Cina Tuduh Kapal Filipina Mendarat Ilegal di Second Thomas Shoal di Laut Cina Selatan
Cina dan Filipina berebut klaim di wilayah perairan tersebut.
REPUBLIKA.CO.ID, BEIJING -- Pemerintah Cina menuding sebuah kapal sipil Filipina mendarat secara "ilegal" di atol Kepulauan Spartly, Laut Cina Selatan (LCS). Beijing dan Manila diketahui terlibat persengketaan klaim di wilayah perairan tersebut.
Lewat sebuah keterangan yang diunggah di platform Weixin pada Sabtu (3/2/2024), Penjaga Pantai Cina mengungkapkan, kapal sipil tersebut berada di sana untuk keperluan pasokan. Filipina diketahui menempatkan sejumlah kecil pasukan di sebuah kapal perang era Perang Dunia II yang rusak dan sudah terapung di Second Thomas Shoal sejak 1999.
Kapal perang itu berfungsi sebagai pos terdepan untuk menjaga klaim maritim Filipina di LCS. Filipina secara rutin mengirim pasokan logistik kepada pasukannya di kapal tersebut.
Bulan lalu, Panglima Angkatan Bersenjata Filipina Jenderal Romeo Brawner mengatakan, negaranya akan mengembangkan sembilan pulau di LCS yang masuk teritorial Filipina. Hal itu disampaikan ketika Filipina masih terlibat ketegangan dengan Cina perihal persengketaan klaim di wilayah perairan tersebut.
Selain Second Thomas Shoal, yang secara lokal dikenal sebagai Ayungin, Filipina menempati delapan wilayah lain di LCS dan menganggapnya sebagai bagian dari zona ekonomi eksklusifnya.
"Kami ingin meningkatkan kesembilan pulau tersebut, terutama pulau-pulau yang kami duduki," kata Brawner kepada awak media setelah menghadiri konferensi komando yang dipimpin Presiden Filipina Ferdinand Marcos Jr., 15 Januari 2024 lalu, dikutip laman the Globe and Mail.
Thitu, pulau terbesar dan paling strategis penting di LCS, termasuk ke dalam sembilan pulau yang hendak dibangun oleh Filipina.

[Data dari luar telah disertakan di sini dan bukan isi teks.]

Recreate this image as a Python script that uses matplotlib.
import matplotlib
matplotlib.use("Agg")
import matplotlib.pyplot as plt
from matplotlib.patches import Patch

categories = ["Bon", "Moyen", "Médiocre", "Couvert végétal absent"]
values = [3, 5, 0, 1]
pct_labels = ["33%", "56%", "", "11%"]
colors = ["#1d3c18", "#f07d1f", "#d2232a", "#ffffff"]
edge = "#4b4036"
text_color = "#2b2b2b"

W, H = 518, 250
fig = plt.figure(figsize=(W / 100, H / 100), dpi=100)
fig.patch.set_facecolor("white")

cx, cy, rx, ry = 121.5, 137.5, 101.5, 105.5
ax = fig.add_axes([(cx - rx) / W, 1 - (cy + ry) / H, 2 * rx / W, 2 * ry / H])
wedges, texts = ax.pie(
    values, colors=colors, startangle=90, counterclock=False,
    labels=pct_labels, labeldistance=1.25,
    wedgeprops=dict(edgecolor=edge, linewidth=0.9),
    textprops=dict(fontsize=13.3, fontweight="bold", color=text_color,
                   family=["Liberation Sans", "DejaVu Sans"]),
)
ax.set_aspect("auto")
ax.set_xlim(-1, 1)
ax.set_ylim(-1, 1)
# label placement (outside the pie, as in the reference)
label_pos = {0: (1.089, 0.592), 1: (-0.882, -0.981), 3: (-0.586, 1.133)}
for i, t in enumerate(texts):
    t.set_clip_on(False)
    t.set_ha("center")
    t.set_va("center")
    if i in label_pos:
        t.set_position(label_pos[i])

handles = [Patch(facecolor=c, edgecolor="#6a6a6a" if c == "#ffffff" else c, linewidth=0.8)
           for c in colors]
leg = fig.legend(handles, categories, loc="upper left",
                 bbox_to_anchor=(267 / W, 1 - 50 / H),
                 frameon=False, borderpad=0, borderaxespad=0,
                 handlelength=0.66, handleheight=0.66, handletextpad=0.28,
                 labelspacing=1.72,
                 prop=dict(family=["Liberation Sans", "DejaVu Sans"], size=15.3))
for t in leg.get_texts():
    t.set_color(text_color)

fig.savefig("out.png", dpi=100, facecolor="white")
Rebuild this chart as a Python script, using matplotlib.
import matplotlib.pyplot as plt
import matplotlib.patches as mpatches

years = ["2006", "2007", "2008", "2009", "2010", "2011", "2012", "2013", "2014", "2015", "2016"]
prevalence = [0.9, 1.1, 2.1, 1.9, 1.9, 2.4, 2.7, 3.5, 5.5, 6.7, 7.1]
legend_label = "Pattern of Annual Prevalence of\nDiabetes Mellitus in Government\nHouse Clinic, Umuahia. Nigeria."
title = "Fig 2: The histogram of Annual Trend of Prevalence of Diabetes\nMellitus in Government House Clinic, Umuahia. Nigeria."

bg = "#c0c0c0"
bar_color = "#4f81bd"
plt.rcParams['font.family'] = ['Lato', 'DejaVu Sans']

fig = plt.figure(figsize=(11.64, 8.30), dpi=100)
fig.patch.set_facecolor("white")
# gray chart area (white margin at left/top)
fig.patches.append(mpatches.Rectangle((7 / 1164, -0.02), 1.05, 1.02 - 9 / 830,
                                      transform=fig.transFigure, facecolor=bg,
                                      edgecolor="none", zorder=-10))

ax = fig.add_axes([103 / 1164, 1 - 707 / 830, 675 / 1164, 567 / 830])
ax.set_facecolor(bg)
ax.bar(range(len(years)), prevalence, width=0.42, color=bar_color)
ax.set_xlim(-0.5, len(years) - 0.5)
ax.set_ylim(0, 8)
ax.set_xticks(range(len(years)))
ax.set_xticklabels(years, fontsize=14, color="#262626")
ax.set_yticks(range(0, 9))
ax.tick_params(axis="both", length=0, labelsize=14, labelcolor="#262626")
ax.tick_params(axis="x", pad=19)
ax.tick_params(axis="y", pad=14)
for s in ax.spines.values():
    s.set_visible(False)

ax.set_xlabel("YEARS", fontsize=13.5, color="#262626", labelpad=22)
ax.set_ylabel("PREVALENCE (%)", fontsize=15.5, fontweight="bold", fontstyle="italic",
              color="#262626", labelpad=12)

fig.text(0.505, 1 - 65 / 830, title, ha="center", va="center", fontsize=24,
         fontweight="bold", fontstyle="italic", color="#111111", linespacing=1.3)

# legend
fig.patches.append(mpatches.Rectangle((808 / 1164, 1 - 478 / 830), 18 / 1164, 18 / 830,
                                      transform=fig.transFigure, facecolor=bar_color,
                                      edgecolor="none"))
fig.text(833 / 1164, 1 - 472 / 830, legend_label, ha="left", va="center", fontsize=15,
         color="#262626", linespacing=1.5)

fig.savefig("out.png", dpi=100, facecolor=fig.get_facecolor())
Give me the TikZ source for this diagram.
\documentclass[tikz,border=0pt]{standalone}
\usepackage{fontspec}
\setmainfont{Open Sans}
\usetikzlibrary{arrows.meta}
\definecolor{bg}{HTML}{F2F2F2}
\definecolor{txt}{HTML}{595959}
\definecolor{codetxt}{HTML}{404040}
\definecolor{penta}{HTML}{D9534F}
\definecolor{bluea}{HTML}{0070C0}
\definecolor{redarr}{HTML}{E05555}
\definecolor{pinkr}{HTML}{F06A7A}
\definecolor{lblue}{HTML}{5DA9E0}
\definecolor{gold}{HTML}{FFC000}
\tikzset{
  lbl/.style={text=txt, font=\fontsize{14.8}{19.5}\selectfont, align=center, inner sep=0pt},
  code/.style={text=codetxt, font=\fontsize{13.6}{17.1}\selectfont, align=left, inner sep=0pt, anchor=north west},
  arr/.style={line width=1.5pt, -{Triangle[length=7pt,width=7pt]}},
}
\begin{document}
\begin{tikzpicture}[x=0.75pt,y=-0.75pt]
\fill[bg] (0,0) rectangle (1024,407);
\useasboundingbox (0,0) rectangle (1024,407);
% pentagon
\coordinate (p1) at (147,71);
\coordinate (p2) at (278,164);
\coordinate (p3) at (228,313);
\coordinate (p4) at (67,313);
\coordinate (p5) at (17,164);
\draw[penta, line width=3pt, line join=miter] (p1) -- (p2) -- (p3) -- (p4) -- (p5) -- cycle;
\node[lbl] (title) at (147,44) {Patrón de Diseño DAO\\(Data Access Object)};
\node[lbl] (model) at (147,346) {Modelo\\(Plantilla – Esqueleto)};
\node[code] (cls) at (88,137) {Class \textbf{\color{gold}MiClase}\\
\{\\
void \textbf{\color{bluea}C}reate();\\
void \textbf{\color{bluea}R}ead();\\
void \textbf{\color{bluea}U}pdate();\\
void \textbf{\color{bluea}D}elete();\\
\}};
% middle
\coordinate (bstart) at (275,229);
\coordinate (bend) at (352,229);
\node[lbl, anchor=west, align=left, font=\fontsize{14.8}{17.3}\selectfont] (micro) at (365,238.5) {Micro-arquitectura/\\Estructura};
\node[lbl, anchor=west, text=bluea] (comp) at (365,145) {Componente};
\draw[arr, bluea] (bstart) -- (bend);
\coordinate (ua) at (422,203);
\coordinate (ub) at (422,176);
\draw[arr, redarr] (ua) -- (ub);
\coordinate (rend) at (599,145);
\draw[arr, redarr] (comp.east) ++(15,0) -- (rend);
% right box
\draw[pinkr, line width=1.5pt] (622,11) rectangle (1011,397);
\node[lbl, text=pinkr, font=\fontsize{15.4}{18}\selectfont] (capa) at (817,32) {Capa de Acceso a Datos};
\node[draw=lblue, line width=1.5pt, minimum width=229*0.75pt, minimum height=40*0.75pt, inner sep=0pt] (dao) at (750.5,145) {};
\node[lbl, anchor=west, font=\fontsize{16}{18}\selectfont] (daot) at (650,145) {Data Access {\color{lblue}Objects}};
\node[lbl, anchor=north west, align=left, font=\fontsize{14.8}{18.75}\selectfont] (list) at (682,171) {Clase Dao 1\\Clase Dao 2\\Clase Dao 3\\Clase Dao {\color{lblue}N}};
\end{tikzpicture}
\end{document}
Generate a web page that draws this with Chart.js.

Dikenal secara lokal sebagai Pag-asa, Thitu terletak sekitar 480 kilometer sebelah barat provinsi Palawan, Filipina.
Brawner mengungkapkan, pihaknya juga ingin menghadirkan mesin desalinasi untuk tentara Filipina yang tinggal di kapal perang rusak di Second Thomas Shoal.
Akhir tahun lalu, Filipina mengatakan negaranya tidak memprovokasi konflik di LCS. Hal itu disampaikan setelah Cina menuduh Manila melanggar batas wilayahnya di LCS yang dipersengketakan.
"Filipina tidak memprovokasi konflik. Kami mengikuti hukum internasional dan kami hanya menerapkan hukum domestik, yang berarti batas wilayah perairan dan zona ekonomi eksklusif di mana kami memiliki hak kedaulatan,” kata juru bicara militer Filipina, Medel Aguilar, saat diwawancara stasiun televisi pemerintah negara tersebut, PTV, pada 26 Desember 2023 lalu.
Aguilar menekankan, Filipina tidak melakukan aktivitas yang membahayakan kapal dan pelaut. Dia justru menuduh Cina yang melakukan manuver berbahaya dan terkadang mengakibatkan insiden tubrukan di laut.
"Merekalah (Cina) yang melakukan semua pelanggaran," ujarnya.
Pada 25 Desember 2023, People’s Daily, media corong Partai Komunis Cina, menulis bahwa Filipina, dengan dukungan Amerika Serikat (AS), terus memprovokasi Beijing dengan perilaku "sangat berbahaya". Cina menuduh Manila secara serius membahayakan perdamaian dan stabilitas regional.
Cina diketahui mengeklaim sebagian besar LCS sebagai teritorialnya. Klaim itu ditentang sejumlah negara ASEAN yang wilayahnya turut mencakup perairan tersebut, seperti Filipina, Vietnam, Brunei Darussalam, dan Malaysia. Wilayah Laut Natuna Utara Indonesia juga bersinggungan langsung dengan klaim Cina di LCS.
Filipina sebenarnya memenangkan putusan arbitrase internasional melawan Cina pada 2016. Putusan itu menganulir klaim kedaulatan Cina atas sebagian besar wilayah LCS. Kendati demikian Beijing menolak mematuhi putusan tersebut.